Select each line where the word "this" appears.

[START Data section]

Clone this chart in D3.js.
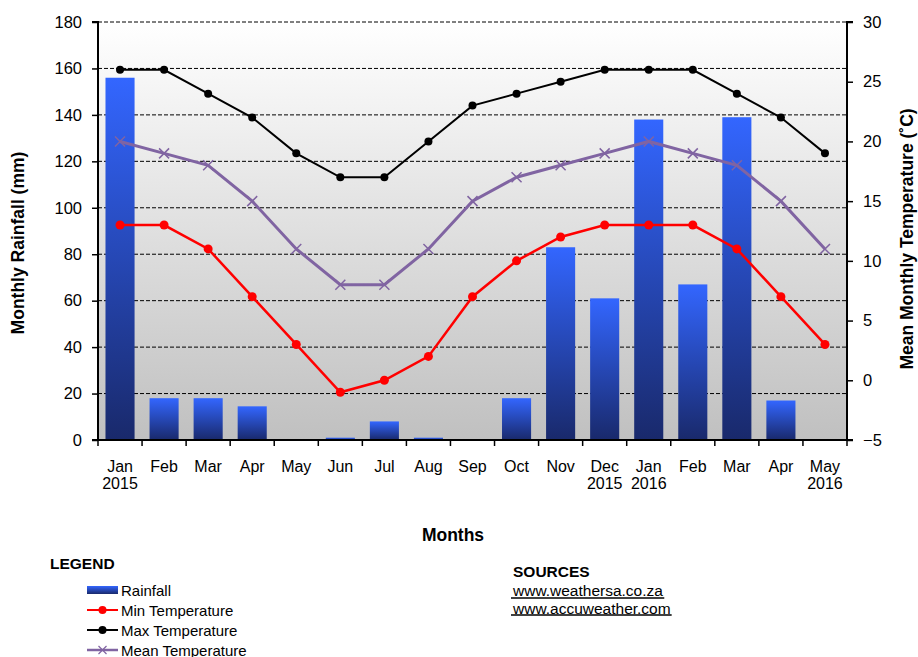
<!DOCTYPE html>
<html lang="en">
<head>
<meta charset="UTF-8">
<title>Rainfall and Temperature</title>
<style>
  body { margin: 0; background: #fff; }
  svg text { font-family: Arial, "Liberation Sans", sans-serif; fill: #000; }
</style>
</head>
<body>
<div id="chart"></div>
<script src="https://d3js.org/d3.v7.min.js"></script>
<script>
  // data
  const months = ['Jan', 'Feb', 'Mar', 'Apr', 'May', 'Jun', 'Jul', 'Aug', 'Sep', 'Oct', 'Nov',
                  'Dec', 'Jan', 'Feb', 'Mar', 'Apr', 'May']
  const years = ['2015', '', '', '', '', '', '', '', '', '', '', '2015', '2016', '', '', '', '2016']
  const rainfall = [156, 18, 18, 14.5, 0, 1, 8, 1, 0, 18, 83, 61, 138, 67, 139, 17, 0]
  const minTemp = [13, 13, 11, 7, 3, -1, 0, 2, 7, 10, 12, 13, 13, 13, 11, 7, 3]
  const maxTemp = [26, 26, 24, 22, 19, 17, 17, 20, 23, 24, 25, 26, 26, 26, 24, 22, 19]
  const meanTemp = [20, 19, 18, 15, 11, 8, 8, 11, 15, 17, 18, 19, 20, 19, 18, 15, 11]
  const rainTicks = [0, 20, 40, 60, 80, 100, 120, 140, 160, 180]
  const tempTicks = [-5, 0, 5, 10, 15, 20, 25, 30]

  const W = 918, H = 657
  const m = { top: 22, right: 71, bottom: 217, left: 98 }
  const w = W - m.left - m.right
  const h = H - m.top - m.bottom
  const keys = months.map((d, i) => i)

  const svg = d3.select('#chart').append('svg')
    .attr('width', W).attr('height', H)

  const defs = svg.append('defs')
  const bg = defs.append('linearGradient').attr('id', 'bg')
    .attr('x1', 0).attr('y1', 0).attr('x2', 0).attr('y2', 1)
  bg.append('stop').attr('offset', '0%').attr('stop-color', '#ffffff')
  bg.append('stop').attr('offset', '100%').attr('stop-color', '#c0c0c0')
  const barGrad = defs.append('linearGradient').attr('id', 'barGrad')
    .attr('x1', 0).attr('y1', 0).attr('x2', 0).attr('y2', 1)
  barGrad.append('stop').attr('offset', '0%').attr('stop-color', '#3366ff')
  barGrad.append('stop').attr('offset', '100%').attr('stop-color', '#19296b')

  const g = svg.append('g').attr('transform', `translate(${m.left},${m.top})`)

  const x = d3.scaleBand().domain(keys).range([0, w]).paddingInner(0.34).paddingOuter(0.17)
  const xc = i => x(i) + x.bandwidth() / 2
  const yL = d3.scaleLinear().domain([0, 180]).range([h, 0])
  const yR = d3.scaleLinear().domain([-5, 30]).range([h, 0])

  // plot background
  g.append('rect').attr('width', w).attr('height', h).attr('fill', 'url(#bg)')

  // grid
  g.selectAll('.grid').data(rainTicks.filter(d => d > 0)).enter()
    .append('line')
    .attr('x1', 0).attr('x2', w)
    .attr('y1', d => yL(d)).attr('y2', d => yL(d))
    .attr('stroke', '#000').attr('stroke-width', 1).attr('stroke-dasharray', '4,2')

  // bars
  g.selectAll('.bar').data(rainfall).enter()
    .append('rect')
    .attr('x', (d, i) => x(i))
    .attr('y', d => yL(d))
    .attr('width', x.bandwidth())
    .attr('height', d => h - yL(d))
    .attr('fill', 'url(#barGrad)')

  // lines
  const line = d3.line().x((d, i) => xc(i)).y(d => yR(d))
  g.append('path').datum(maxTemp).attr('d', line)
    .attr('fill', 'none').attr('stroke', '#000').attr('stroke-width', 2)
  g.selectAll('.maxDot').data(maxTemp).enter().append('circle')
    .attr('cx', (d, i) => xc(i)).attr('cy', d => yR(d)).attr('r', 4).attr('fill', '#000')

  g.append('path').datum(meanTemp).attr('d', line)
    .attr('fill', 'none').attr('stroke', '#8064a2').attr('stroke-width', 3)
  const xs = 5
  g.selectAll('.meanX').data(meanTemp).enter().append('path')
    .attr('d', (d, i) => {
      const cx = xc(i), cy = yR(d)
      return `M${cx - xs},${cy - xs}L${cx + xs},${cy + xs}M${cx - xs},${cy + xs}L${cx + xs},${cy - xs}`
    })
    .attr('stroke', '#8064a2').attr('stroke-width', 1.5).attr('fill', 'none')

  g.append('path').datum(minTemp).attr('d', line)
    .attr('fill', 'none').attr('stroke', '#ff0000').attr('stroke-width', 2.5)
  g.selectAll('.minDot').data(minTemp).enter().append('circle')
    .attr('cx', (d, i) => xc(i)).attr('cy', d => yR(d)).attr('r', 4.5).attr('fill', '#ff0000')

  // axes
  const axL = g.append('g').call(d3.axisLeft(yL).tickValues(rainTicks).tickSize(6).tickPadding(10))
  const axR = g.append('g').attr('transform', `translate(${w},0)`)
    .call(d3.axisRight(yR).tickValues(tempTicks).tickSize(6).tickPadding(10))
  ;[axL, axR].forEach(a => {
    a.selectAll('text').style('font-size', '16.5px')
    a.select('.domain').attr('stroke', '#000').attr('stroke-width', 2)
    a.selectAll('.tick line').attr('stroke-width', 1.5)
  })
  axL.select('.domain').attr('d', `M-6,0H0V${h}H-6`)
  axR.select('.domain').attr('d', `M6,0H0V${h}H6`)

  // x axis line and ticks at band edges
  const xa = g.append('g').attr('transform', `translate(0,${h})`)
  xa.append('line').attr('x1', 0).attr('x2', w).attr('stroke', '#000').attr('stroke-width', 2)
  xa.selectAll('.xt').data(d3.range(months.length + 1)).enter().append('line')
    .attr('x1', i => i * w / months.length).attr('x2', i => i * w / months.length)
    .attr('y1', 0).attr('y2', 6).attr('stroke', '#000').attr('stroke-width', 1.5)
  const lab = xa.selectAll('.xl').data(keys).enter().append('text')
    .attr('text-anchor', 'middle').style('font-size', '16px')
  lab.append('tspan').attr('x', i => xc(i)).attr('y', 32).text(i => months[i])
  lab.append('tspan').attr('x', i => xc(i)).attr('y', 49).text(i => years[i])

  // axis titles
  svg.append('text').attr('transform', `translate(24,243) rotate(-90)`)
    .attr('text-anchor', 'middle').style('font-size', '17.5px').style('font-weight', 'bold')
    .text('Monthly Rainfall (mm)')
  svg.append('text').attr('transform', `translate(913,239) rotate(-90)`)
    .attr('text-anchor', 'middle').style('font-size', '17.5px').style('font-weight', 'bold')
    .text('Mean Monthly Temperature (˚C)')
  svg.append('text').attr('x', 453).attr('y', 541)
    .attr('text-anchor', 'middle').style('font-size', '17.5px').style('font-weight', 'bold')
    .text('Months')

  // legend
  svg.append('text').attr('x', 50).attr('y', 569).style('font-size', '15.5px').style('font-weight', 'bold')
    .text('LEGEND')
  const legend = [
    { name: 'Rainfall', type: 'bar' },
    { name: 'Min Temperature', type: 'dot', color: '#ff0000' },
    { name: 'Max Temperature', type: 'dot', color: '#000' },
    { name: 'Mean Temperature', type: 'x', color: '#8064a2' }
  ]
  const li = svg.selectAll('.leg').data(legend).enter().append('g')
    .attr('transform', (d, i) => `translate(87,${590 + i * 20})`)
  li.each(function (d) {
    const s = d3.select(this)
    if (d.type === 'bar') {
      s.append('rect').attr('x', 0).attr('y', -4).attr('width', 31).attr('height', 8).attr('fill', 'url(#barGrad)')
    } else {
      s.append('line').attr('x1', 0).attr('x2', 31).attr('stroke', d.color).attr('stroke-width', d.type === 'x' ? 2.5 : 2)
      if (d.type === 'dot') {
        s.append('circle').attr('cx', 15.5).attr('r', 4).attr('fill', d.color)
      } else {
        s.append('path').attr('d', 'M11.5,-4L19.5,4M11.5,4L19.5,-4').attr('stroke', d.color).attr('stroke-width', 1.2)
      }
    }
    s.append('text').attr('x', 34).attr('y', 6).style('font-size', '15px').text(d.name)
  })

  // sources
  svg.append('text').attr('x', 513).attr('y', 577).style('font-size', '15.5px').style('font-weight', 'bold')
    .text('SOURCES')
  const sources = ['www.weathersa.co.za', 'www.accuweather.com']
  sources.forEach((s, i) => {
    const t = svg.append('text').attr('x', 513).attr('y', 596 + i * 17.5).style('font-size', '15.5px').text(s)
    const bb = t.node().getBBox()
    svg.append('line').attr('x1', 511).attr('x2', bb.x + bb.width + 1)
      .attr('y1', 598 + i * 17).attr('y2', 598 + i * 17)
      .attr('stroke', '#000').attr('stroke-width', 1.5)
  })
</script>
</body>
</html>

[END Data section]

#### Result below
Clone this chart in D3.js.
    const s = d3.select(this)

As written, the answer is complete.